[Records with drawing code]
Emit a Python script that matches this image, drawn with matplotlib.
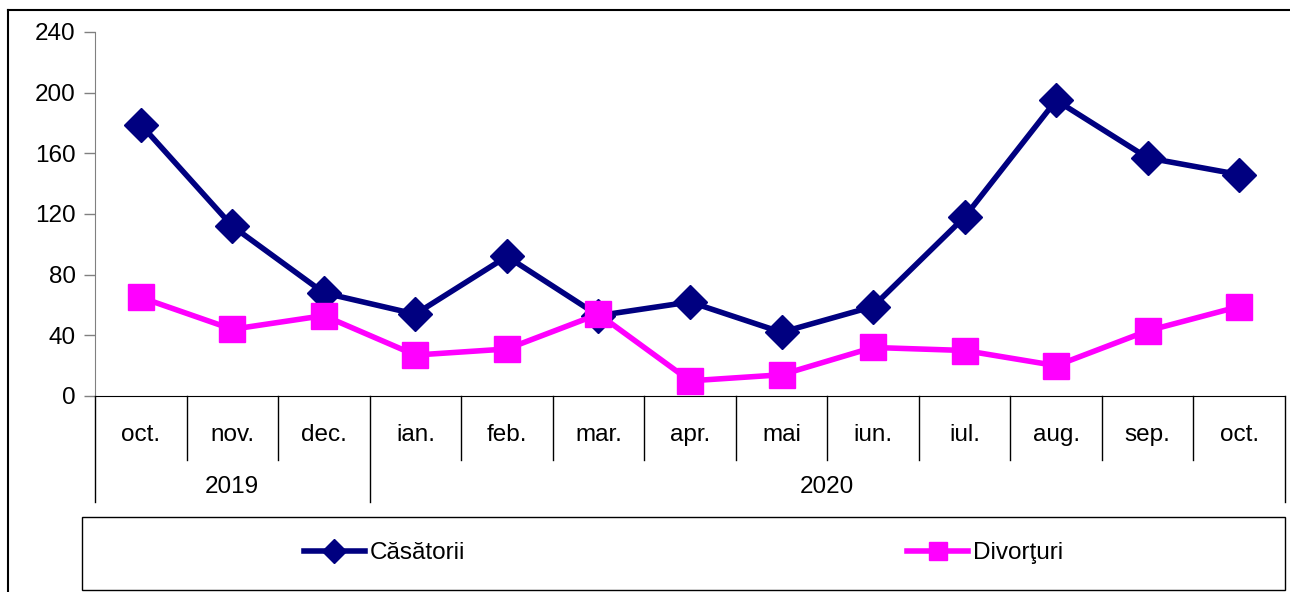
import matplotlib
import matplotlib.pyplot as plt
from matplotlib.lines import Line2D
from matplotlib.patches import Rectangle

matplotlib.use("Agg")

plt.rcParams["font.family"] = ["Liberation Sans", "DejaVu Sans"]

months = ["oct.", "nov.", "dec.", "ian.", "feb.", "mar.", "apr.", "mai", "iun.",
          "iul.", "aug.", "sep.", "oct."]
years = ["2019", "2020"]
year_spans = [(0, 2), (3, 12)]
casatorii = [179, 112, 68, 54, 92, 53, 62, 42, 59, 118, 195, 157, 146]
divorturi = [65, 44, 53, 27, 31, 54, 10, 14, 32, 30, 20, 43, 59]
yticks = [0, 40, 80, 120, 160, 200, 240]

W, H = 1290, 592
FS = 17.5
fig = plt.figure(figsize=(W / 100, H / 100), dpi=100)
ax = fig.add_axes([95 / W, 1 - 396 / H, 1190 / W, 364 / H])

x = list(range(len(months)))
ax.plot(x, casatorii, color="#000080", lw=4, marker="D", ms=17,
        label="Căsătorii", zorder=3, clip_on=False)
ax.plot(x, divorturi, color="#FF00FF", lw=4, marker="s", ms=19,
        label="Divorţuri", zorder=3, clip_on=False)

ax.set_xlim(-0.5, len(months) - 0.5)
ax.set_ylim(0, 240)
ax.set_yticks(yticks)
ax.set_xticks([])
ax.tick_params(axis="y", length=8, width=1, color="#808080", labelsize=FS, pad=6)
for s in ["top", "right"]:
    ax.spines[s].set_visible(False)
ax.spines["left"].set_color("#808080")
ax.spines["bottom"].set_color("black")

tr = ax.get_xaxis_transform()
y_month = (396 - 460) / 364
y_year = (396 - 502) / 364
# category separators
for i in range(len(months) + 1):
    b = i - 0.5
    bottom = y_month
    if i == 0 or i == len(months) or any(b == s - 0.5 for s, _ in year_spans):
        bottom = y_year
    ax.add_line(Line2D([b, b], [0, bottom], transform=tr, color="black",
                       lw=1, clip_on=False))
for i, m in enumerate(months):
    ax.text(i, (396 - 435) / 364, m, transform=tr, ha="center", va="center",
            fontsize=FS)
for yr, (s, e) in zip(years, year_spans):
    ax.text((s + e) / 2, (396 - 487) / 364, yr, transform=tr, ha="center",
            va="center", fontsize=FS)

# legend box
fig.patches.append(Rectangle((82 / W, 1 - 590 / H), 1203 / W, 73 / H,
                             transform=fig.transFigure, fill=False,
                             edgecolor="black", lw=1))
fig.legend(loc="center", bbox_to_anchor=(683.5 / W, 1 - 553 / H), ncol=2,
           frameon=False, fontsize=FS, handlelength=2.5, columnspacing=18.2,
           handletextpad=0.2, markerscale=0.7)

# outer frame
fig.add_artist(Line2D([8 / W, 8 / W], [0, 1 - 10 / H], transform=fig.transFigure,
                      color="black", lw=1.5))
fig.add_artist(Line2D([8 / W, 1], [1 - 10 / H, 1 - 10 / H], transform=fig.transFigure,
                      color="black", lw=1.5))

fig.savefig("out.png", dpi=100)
--
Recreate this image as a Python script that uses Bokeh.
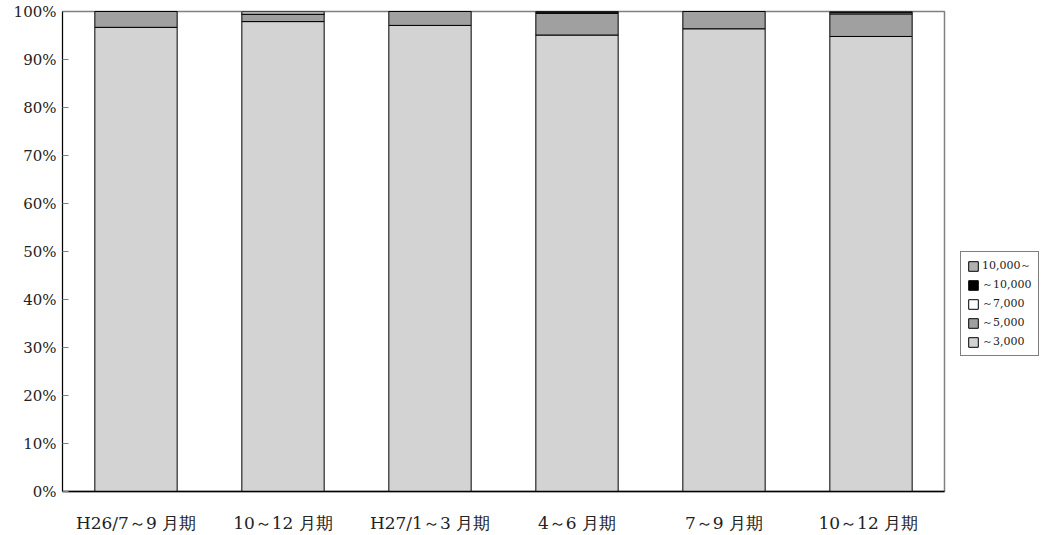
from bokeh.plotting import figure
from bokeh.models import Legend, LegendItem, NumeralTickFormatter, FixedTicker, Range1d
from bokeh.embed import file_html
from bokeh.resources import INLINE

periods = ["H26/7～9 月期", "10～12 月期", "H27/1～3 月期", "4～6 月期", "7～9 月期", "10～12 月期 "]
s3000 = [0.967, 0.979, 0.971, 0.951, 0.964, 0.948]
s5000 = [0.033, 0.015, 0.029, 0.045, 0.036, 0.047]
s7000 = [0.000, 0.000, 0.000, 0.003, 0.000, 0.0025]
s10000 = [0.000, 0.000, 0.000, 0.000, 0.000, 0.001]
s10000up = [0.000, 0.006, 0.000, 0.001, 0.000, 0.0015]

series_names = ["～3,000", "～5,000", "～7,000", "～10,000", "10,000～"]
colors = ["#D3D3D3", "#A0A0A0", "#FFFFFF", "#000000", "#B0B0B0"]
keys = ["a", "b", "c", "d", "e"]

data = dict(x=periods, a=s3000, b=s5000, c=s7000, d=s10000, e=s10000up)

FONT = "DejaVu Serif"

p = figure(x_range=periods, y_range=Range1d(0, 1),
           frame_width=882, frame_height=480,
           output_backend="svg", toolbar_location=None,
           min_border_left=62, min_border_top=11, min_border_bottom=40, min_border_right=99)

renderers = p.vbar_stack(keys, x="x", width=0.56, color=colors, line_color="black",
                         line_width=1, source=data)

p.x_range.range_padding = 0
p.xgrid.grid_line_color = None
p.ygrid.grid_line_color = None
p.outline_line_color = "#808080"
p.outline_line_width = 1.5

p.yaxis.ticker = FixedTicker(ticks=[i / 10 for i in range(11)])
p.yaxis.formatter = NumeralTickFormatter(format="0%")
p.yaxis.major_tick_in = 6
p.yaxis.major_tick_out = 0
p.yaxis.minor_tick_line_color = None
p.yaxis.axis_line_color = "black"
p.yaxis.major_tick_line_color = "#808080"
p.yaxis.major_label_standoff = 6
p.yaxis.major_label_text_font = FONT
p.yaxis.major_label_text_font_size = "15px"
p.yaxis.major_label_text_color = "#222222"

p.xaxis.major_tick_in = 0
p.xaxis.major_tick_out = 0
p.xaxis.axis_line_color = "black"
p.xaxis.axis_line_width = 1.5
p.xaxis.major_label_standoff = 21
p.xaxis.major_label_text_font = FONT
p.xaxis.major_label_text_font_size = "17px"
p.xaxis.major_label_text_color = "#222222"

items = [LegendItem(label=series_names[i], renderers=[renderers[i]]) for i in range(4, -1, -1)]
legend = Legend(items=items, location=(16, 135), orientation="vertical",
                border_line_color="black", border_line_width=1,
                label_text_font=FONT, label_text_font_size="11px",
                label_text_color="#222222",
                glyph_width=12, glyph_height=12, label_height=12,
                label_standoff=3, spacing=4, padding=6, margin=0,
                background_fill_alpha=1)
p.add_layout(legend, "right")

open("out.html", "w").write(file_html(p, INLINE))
--
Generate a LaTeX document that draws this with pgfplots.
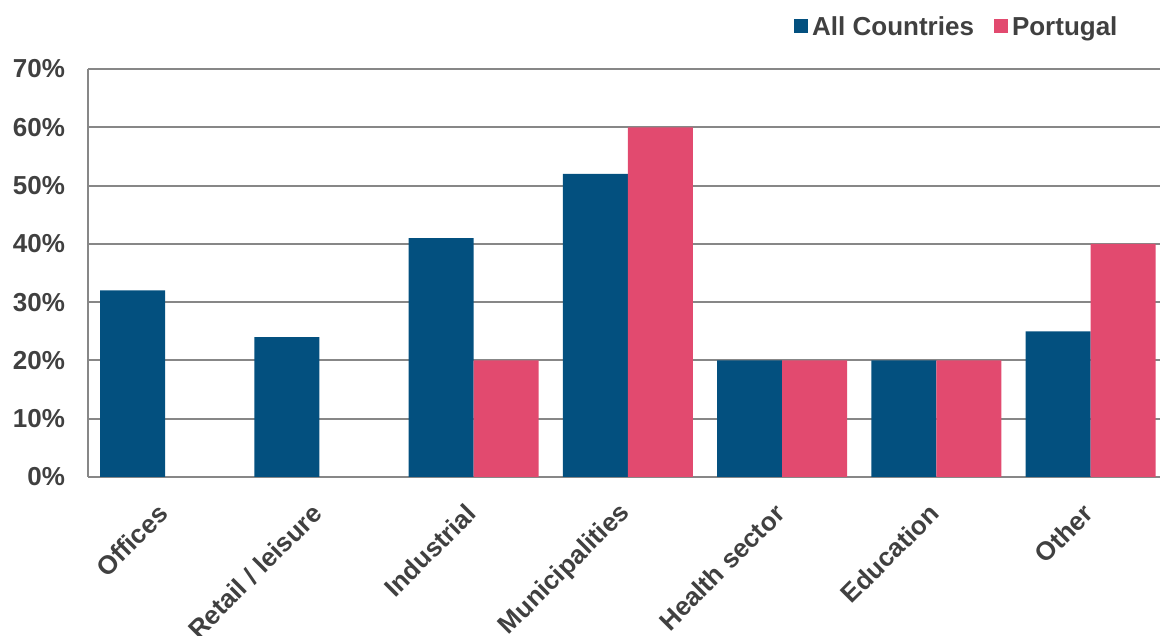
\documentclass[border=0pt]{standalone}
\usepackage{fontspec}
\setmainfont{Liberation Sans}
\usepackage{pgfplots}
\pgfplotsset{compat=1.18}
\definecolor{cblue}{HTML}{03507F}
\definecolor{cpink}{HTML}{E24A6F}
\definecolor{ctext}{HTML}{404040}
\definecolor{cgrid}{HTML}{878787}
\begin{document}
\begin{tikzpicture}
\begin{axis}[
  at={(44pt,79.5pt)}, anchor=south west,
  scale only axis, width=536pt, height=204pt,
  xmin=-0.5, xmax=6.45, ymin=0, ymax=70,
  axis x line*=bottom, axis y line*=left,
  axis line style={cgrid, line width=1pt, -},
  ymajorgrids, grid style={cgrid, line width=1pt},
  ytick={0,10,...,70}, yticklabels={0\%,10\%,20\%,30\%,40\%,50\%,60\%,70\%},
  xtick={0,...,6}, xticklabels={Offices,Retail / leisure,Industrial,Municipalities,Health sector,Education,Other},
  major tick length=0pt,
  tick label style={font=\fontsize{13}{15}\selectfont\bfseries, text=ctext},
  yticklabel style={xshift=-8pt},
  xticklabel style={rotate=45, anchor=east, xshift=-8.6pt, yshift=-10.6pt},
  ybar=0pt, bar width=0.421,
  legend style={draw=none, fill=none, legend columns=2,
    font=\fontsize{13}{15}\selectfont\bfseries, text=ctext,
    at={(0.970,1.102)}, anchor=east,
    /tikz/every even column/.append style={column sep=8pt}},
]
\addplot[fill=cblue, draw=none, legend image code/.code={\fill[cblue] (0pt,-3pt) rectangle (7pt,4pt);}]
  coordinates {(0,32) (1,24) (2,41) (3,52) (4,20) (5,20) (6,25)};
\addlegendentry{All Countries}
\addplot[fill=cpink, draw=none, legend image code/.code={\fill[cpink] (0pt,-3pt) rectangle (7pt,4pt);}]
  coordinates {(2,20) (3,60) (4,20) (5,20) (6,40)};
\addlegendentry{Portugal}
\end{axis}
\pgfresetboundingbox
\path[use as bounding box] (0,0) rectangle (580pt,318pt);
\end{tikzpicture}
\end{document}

### Task goal
Only the lines from the one bearing "Recreate this image" to the one bearing "p.outline_line_width = 1.5", both included, should be restated word for word, with pictures left out.

### Response below
Recreate this image as a Python script that uses Bokeh.
from bokeh.plotting import figure
from bokeh.models import Legend, LegendItem, NumeralTickFormatter, FixedTicker, Range1d
from bokeh.embed import file_html
from bokeh.resources import INLINE

periods = ["H26/7～9 月期", "10～12 月期", "H27/1～3 月期", "4～6 月期", "7～9 月期", "10～12 月期 "]
s3000 = [0.967, 0.979, 0.971, 0.951, 0.964, 0.948]
s5000 = [0.033, 0.015, 0.029, 0.045, 0.036, 0.047]
s7000 = [0.000, 0.000, 0.000, 0.003, 0.000, 0.0025]
s10000 = [0.000, 0.000, 0.000, 0.000, 0.000, 0.001]
s10000up = [0.000, 0.006, 0.000, 0.001, 0.000, 0.0015]

series_names = ["～3,000", "～5,000", "～7,000", "～10,000", "10,000～"]
colors = ["#D3D3D3", "#A0A0A0", "#FFFFFF", "#000000", "#B0B0B0"]
keys = ["a", "b", "c", "d", "e"]

data = dict(x=periods, a=s3000, b=s5000, c=s7000, d=s10000, e=s10000up)

FONT = "DejaVu Serif"

p = figure(x_range=periods, y_range=Range1d(0, 1),
           frame_width=882, frame_height=480,
           output_backend="svg", toolbar_location=None,
           min_border_left=62, min_border_top=11, min_border_bottom=40, min_border_right=99)

renderers = p.vbar_stack(keys, x="x", width=0.56, color=colors, line_color="black",
                         line_width=1, source=data)

p.x_range.range_padding = 0
p.xgrid.grid_line_color = None
p.ygrid.grid_line_color = None
p.outline_line_color = "#808080"
p.outline_line_width = 1.5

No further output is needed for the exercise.